| TASK REQUIREMENTS |
Return only the lines from the top of the data down to the one that holds "time = np.round(np.arange(0, 301) * 0.2, 1)", both included, without any pictures.

────────────────

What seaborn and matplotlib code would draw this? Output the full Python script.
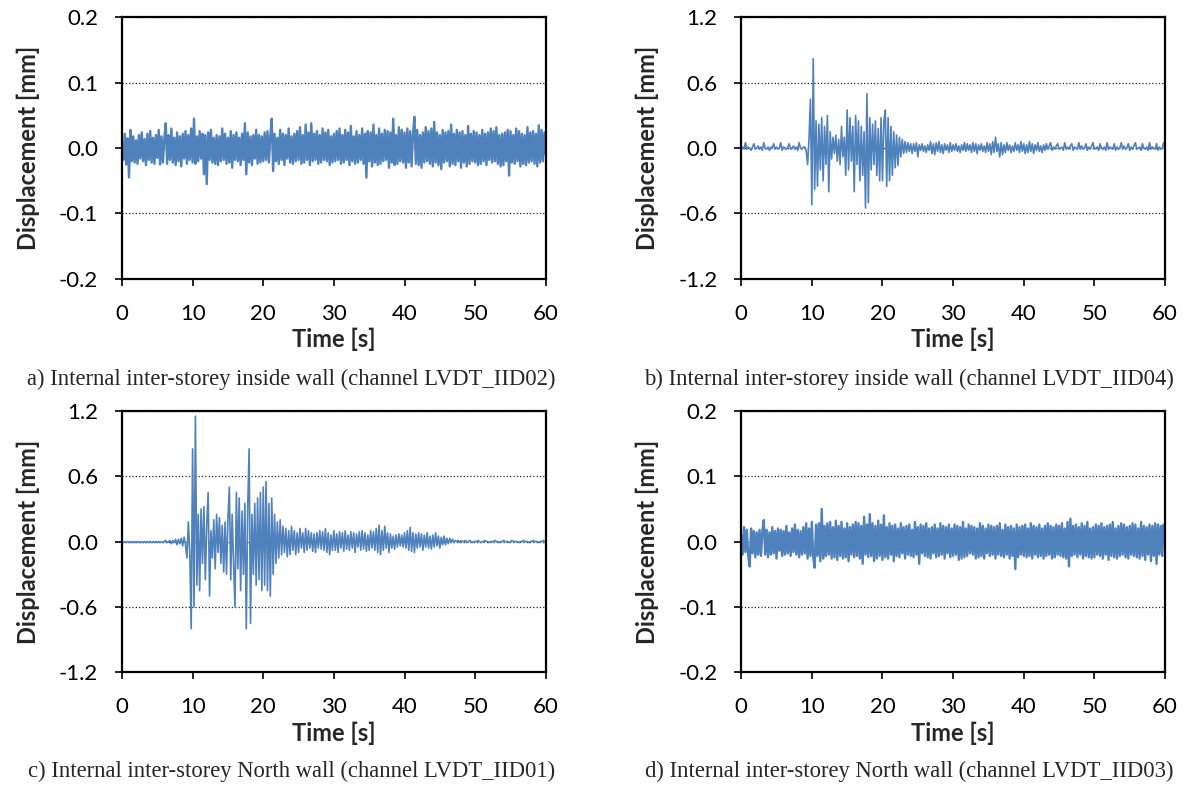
import numpy as np
import pandas as pd
import matplotlib
matplotlib.use("Agg")
import matplotlib.pyplot as plt
from matplotlib.ticker import FormatStrFormatter
import seaborn as sns

# sampling of the digitised records, 0.2 s steps from 0 to 60 s
time = np.round(np.arange(0, 301) * 0.2, 1)

# LVDT_IID02, values in 0.001 mm
iid02 = [
    5, -18, 22, -25, 15, -45, 28, -20, 18, -22, 12, -24, 20, -16, 24, -20, 14, -26, 22, -18,
    26, -22, 16, -24, 20, -15, 28, -25, 18, -22, 14, 38, -24, 20, -18, 30, -22, 16, -26, 24,
    -20, 18, -28, 22, -16, 26, -24, 20, -18, 30,
    -22, 45, -24, 18, -20, 26, -16, 22, -40, 20, -55, 24, -18, 28, -22, 16, -24, 20, -26, 18,
    -20, 30, -18, 22, -24, 16, -22, 26, -30, 20, -18, 24, -20, 16, -26, 22, -18, 38, -40, 24,
    -22, 18, -26, 20, -16, 28, -24, 20, -22, 18,
    -20, 24, -18, 26, -22, 18, 45, -35, 22, -20, 16, -24, 28, -18, 22, -26, 20, -16, 30, -22,
    18, -24, 22, -20, 26, -18, 32, -24, 20, -22, 36, -18, 24, -26, 38, -20, 22, -18, 26, -24,
    20, -22, 30, -18, 24, -20, 28, -26, 18, -22,
    22, -20, 26, -18, 30, -24, 20, -22, 28, -18, 24, -26, 34, -20, 18, -24, 26, -22, 20, -18,
    30, -24, 22, -45, 26, -20, 24, -28, 36, -22, 20, -26, 30, -24, 22, -20, 28, -18, 26, -30,
    24, -22, 45, -26, 20, -24, 32, -20, 28, -22,
    24, -30, 30, -22, 26, -28, 22, 48, -24, 28, -26, 20, -30, 24, -22, 32, -20, 26, -24, 30,
    -28, 40, -22, 24, -26, 20, -32, 28, -22, 24, -20, 26, -28, 36, -24, 22, -26, 28, -20, 24,
    -30, 26, -22, 20, -28, 34, -24, 22, -20, 26,
    -22, 24, -26, 20, -24, 28, -20, 22, -26, 24, -18, 30, -22, 26, -20, 32, -24, 20, -28, 22,
    -26, 24, -20, 28, -42, 26, -22, 20, -24, 30, -20, 26, -28, 22, -24, 20, -26, 32, -22, 24,
    -20, 26, -24, 22, -28, 35, -22, 28, -20, 24, -10,
]

# LVDT_IID04, values in 0.01 mm
iid04 = [
    0, 1, -1, 5, -1, 1, 0, -2, 1, 4, -1, 0, 2, -1, 1, -2, 5, 0, -1, 1,
    -2, 1, 0, 4, -1, 1, -1, 0, 5, -2, 1, 0, -1, 1, 4, -1, 0, 2, -1, 1,
    -2, 5, 0, -1, 1, 1, -2, -15, 8, 45,
    -52, 82, -38, 25, -35, 22, -20, 28, -30, 20, -15, 30, -40, 15, -10, 10, -5, 12, -12, 8,
    -15, 20, -8, 10, -25, 35, -20, 28, -12, 20, -40, 30, -15, 25, -30, 20, -25, 15, -55, 50,
    -50, 28, -20, 22, -15, 25, -25, 18, -30, 28,
    -30, 25, 35, -35, 28, -30, 20, -25, 15, -18, 12, -16, 10, -8, 8, -5, 6, -4, 5, -3,
    4, -5, 4, -3, 5, -8, 3, -2, 4, -3, 2, -4, 3, -2, 6, -5, 4, -6, 5, -3,
    6, -4, 3, -5, 4, -2, 3, -4, 5, -3,
    3, -2, 4, -3, 2, -4, 3, -2, 5, -3, 4, -2, 3, -4, 5, -3, 4, -5, 3, -2,
    4, -3, 2, -4, 5, -3, 4, -6, 6, -4, 10, -3, 4, -8, 5, -6, 3, -4, 5, -2,
    3, -4, 2, -3, 5, -2, 3, -4, 6, -3,
    4, -5, 3, -4, 6, -3, 4, -5, 3, -2, 5, -3, 2, -4, 3, -2, 4, -1, 2, 5,
    -2, 1, -1, 2, 4, -1, 0, 1, -2, 5, -1, 1, -1, 2, 4, -2, 1, 0, -1, 5,
    -1, 2, -1, 0, 4, -2, 1, -1, 2, 5,
    -1, 0, 1, -2, 4, 0, -1, 1, -2, 5, -1, 1, 0, -1, 4, -2, 1, -1, 0, 5,
    -1, 2, -1, 0, 4, -2, 1, -1, 2, 5, -1, 0, 1, -2, 4, 0, -1, 1, -2, 5,
    -1, 1, 0, -1, 4, -2, 1, -1, 0, 5, 0,
]

# LVDT_IID01, values in 0.01 mm
iid01 = [
    0, -1, 0, -1, 0, -1, 0, -1, 0, -1, 0, -1, 0, -1, 0, -1, 0, -1, 0, -1,
    0, -1, 0, -1, 0, -1, 0, -1, 0, -1, 0, 1, -1, 0, 1, -2, 1, -1, 2, -3,
    2, -2, 3, -4, 4, -3, -15, 18, -10, -80,
    85, -60, 115, -40, 25, -45, 30, -20, 32, -35, 15, 45, -50, 10, -15, 20, -25, 25, -10, 22,
    -20, 15, -28, 18, -30, 20, 50, -35, 25, -20, -60, 45, -25, 40, -45, 28, -30, 35, -80, 30,
    85, -75, 25, -30, 35, -40, 40, -35, 45, -45,
    50, -40, 55, -45, 35, -50, 40, -30, 25, -20, 18, -15, 20, -12, 14, -10, 12, -14, 10, -12,
    14, -8, 10, -12, 8, -10, 12, -6, 8, -10, 12, -8, 10, -6, 8, -9, 7, -10, 8, -6,
    10, -7, 9, -8, 12, -10, 8, -12, 6, -8,
    10, -8, 7, -10, 9, -6, 8, -9, 10, -7, 6, -8, 9, -6, 8, -10, 7, -5, 9, -8,
    10, -7, 8, -9, 6, -8, 10, -6, 9, -8, 12, -10, 15, -12, 10, -8, 14, -6, 8, -10,
    7, -6, 5, -7, 6, -5, 7, -4, 6, -5,
    8, -6, 10, -8, 13, -9, 8, -10, 7, -6, 8, -5, 7, -8, 6, -5, 8, -6, 5, -7,
    6, -5, 8, -4, 5, -6, 4, -3, 5, -3, 3, -2, 3, -1, 2, -1, 1, 0, 1, -1,
    1, 0, 0, 1, -1, 0, 1, 0, -1, 0,
    0, 0, 1, 0, -1, 0, 0, 1, 0, 0, -1, 0, 0, 0, 1, 0, 0, -1, 0, 0,
    1, 0, 0, 0, -1, 0, 1, 0, 0, 0, 0, -1, 0, 0, 1, 0, 0, 0, -1, 0,
    0, 1, 0, 0, 0, -1, 0, 0, 1, 0, 0,
]

# LVDT_IID03, values in 0.001 mm
iid03 = [
    10, -20, 22, -16, 18, -22, -38, 20, -18, 16, -24, 14, -20, 18, -22, 16, 33, -20, 18, -24,
    14, -20, 22, -18, 16, -26, 20, -14, 18, -22, 16, -20, 24, -18, 14, -22, 20, -16, 26, -20,
    18, -24, 16, -20, 22, -18, 28, -26, 20, -22,
    30, -24, -40, 26, -22, 28, -30, 50, -26, 24, -22, 28, -20, 30, -26, 22, -24, 32, -28, 24,
    -22, 30, -26, 20, -24, 28, -30, 22, -20, 26, -24, 30, -22, 28, -26, 24, -34, 38, -20, 26,
    -24, 42, -22, 28, -30, 24, -26, 32, -22, 26,
    -28, 40, -24, 22, -26, 28, -20, 24, -30, 26, -22, 20, -24, 28, -18, 22, -26, 24, -20, 26,
    -22, 18, -24, 30, -20, 22, -34, 26, -18, 24, -22, 28, -24, 20, -26, 22, -18, 26, -24, 20,
    -22, 28, -20, 24, -26, 22, -18, 26, -24, 20,
    -22, 26, -20, 24, -28, 22, -26, 30, -24, 20, -22, 26, -18, 24, -20, 22, -26, 20, -24, 28,
    -22, 24, -26, 20, -18, 26, -22, 24, -20, 22, -26, 24, -20, 28, -22, 18, -24, 26, -20, 22,
    -26, 24, -22, 20, -42, 26, -24, 22, -20, 24,
    -22, 26, -24, 20, -22, 28, -26, 24, -20, 22, -24, 26, -22, 20, -26, 24, -22, 28, -20, 24,
    -26, 22, -24, 26, -20, 24, -22, 28, -24, 20, -26, 30, -38, 35, -22, 24, -20, 26, -24, 22,
    -20, 28, -26, 24, -22, 30, -24, 20, -26, 22,
    -24, 26, -20, 24, -22, 28, -26, 22, -20, 24, -28, 26, -22, 30, -24, 20, -26, 24, -22, 28,
    -20, 26, -24, 22, -26, 24, -20, 28, -22, 26, -24, 20, -26, 30, -22, 24, -28, 22, -20, 26,
    -30, 24, -22, 28, -34, 26, -20, 24, -22, 26, 0,
]

captions = [
    "a) Internal inter-storey inside wall (channel LVDT_IID02)",
    "b) Internal inter-storey inside wall (channel LVDT_IID04)",
    "c) Internal inter-storey North wall (channel LVDT_IID01)",
    "d) Internal inter-storey North wall (channel LVDT_IID03)",
]
small_ticks = [-0.2, -0.1, 0.0, 0.1, 0.2]
large_ticks = [-1.2, -0.6, 0.0, 0.6, 1.2]

sns.set_style("white")
plt.rcParams['font.family'] = ['Lato', 'DejaVu Sans']
plt.rcParams['axes.unicode_minus'] = False

blue = "#4F81BD"
fig = plt.figure(figsize=(11.84, 7.9), dpi=100)

# data, unit, y ticks, axes box, line width, caption anchor
panels = [
    (iid02, 0.001, small_ticks, [0.103, 0.647, 0.358, 0.331], 1.7, (0.246, 0.520)),
    (iid04, 0.01, large_ticks, [0.626, 0.647, 0.358, 0.331], 1.2, (0.768, 0.520)),
    (iid01, 0.01, large_ticks, [0.103, 0.149, 0.358, 0.331], 1.2, (0.246, 0.023)),
    (iid03, 0.001, small_ticks, [0.626, 0.149, 0.358, 0.331], 1.7, (0.768, 0.023)),
]

for (vals, unit, yticks, pos, lw, cpos), cap in zip(panels, captions):
    ax = fig.add_axes(pos)
    df = pd.DataFrame({"t": time, "d": np.array(vals) * unit})
    sns.lineplot(data=df, x="t", y="d", ax=ax, color=blue, linewidth=lw, estimator=None)
    ax.set_xlim(0, 60)
    ax.set_ylim(yticks[0], yticks[-1])
    ax.set_xticks([0, 10, 20, 30, 40, 50, 60])
    ax.set_yticks(yticks)
    ax.yaxis.set_major_formatter(FormatStrFormatter('%.1f'))
    ax.yaxis.grid(True, linestyle=':', color='#222222', linewidth=0.9)
    ax.set_axisbelow(True)
    for s in ax.spines.values():
        s.set_color('black')
        s.set_linewidth(1.6)
    ax.tick_params(axis='both', which='major', direction='out', length=5, width=1.2,
                   labelsize=16, left=True, bottom=True, colors='black')
    ax.tick_params(axis='x', pad=13)
    ax.tick_params(axis='y', pad=12)
    ax.set_xlabel("Time [s]", fontsize=17, fontweight='bold', labelpad=3)
    ax.set_ylabel("Displacement [mm]", fontsize=17, fontweight='bold', labelpad=14)
    fig.text(cpos[0], cpos[1], cap, ha='center', va='center',
             fontsize=16.3, family='Liberation Serif')

fig.savefig("out.png", dpi=100)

────────────────

| RESPONSE |
What seaborn and matplotlib code would draw this? Output the full Python script.
import numpy as np
import pandas as pd
import matplotlib
matplotlib.use("Agg")
import matplotlib.pyplot as plt
from matplotlib.ticker import FormatStrFormatter
import seaborn as sns

# sampling of the digitised records, 0.2 s steps from 0 to 60 s
time = np.round(np.arange(0, 301) * 0.2, 1)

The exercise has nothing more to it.